Se você tem mais de 30 anos, deve se lembrar do Y2K, ou como era chamado por muitos na época, o “bug do milênio”. Quem viveu a virada do século recorda da paranoia da época, em que muitos acreditavam que um colapso tecnológico estava prestes a acontecer, tudo isso porque os sistemas de computação não estavam preparados para uma mudança no calendário: segundo os mais apavorados, os sistemas iriam de “99” para “00”, tudo iria resetar e o mundo iria voltar para a idade da pedra.
Vendo em retrospecto, toda a loucura em torno do medo do Y2K hoje parece um exagero, mas por idos de 98 e especialmente em 99, isso foi muito real, virando pauta de inúmeros telejornais, de cultos religiosos do fim dos tempos, se tornando um frisson muito além do desafio tecnológico que representava.
É por isso que Y2K Timebomb (disponível no HBO Max), é uma experiência tão interessante. Em vez de apostar no formato conhecido de muito documentário, misturando imagens do passado e depoimentos atuais falando de um determinado momento na história, o filme resolve recriar o sentimento da época, como uma tentativa de cápsula do tempo para um momento hoje bastante distante – pois é, 1999 já está a 25 anos de distância.
Baseado totalmente em imagens de arquivo, apresentadas em uma contagem regressiva de 1996 a 1999, o filme recorta reportagens de televisão, programas de entrevista da época, discursos de políticos e especialistas consternados com o possível colapso que o “bug do milênio” poderia trazer.
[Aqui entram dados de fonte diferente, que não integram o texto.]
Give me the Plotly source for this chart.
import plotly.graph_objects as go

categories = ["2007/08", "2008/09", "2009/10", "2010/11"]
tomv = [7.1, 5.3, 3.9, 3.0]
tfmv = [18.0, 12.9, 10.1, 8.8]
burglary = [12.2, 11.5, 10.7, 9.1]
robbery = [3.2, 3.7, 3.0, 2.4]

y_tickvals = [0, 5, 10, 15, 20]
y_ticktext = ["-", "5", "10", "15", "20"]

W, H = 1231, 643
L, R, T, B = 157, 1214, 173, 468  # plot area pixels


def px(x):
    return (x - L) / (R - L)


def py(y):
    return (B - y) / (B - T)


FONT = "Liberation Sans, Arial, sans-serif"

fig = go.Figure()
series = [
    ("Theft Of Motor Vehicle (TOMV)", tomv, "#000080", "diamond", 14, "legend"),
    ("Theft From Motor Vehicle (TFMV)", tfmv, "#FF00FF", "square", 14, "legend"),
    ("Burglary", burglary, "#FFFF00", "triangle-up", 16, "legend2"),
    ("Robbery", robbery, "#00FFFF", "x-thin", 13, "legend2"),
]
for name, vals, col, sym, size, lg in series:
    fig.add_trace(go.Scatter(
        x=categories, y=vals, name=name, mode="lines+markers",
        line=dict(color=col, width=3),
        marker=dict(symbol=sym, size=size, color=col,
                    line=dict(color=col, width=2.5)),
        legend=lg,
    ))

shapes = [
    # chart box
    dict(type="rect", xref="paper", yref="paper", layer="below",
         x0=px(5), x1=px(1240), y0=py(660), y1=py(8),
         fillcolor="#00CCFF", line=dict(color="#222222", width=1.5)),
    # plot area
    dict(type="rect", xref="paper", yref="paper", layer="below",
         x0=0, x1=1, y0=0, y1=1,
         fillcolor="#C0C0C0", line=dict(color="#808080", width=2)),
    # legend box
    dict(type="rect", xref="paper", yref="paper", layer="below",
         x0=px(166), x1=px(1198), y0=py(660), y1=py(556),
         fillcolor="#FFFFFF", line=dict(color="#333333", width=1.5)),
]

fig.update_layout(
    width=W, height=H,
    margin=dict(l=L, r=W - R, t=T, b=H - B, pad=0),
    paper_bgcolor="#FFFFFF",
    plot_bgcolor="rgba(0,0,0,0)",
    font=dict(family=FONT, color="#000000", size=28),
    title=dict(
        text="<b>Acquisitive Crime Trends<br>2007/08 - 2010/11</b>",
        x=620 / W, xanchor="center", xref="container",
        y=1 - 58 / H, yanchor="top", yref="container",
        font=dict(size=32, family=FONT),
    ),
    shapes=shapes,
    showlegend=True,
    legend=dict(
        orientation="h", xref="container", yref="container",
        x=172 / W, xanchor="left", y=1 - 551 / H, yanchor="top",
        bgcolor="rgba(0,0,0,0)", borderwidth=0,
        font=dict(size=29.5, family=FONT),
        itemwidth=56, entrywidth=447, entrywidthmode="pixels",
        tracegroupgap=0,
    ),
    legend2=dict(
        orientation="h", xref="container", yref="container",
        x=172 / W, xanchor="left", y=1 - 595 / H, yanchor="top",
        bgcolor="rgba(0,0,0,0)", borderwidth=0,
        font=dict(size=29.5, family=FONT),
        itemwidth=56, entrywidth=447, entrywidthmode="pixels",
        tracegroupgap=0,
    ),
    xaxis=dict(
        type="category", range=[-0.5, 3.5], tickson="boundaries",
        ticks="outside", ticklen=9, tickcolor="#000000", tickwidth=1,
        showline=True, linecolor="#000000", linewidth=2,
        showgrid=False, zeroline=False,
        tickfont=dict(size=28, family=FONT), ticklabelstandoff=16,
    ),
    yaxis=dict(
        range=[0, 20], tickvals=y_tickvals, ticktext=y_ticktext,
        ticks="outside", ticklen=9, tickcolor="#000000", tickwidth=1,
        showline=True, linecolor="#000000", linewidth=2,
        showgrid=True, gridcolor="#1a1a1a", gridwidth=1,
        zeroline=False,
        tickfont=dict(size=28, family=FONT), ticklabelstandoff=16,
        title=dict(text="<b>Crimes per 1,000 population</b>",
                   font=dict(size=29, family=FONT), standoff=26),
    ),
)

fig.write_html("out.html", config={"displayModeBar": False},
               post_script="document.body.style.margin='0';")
Por ter essa estrutura cronológica, o filme imprime até uma certa tensão. Se em 1996, as reportagens tinham um tom mais comedido e educacional, já em 1999 o tom era outro, adquirindo contornos quase apocalípticos, com reportagens mostrando pessoas indo para os supermercados estocar alimentos, dicas de sobrevivência no caso de um desastre, e a cobertura da véspera do ano novo virando um acontecimento, mostrando a virada em todos os países possíveis para ver se tudo estava bem.
Aliás, o filme não esconde a acidez ao mostrar o sensacionalismo – ou em outros casos, o completo despreparo – de diversos veículos jornalísticos na cobertura do assunto. Algumas reportagens de emissoras do interior dos Estados Unidos mostradas no documentário são uma mistura de riso com espanto, dado o amadorismo somado ao potencial de gerar pânico na audiência.
Tudo isso é acompanhado de uma trilha sonora que acentua o nervosismo, o que de certa forma ajuda a entender o sentimento de incerteza e preocupação que muitos viveram principalmente no último ano antes da virada do milênio, tanto que mais da metade do documentário foca no ano de 1999, quando muita gente começou a levar mesmo a sério a paranoia do Y2K.
Dependência tecnológica
Para quem não viveu essa época, Y2K Timebomb é uma grande maneira de conhecer um período em que um desafio tecnológico virou uma preocupação real do público em geral, talvez o primeiro momento em que notamos a dependência de nossa vida cotidiana tem na tecnologia. Para quem viveu, é uma boa para dar risada e lembrar como a paranoia de algo solucionável quase saiu do controle – vide pessoas que venderam tudo e foram morar em fazendas, outras que até se suicidaram, e cultos religiosos que transformaram um bug de computador em teorias para o fim do mundo.
Entretanto, no fim das contas, além de uma viagem no tempo, este documentário serve como um espelho para as discussões que temos até hoje sobre a tecnologia, e sobre as preocupações que mudam cada vez mais rápido. Ao longo do filme, não é de se admirar caso você começar a pensar nas atuais paranoias sobre a inteligência artificial. A tecnologia atual pode ter avançado horrores em relação ao que tínhamos em 1999, mas o ser humano não mudou muito não. Nada como um bom documentário para instigar essa reflexão. Fica a dica para o seu fim de semana!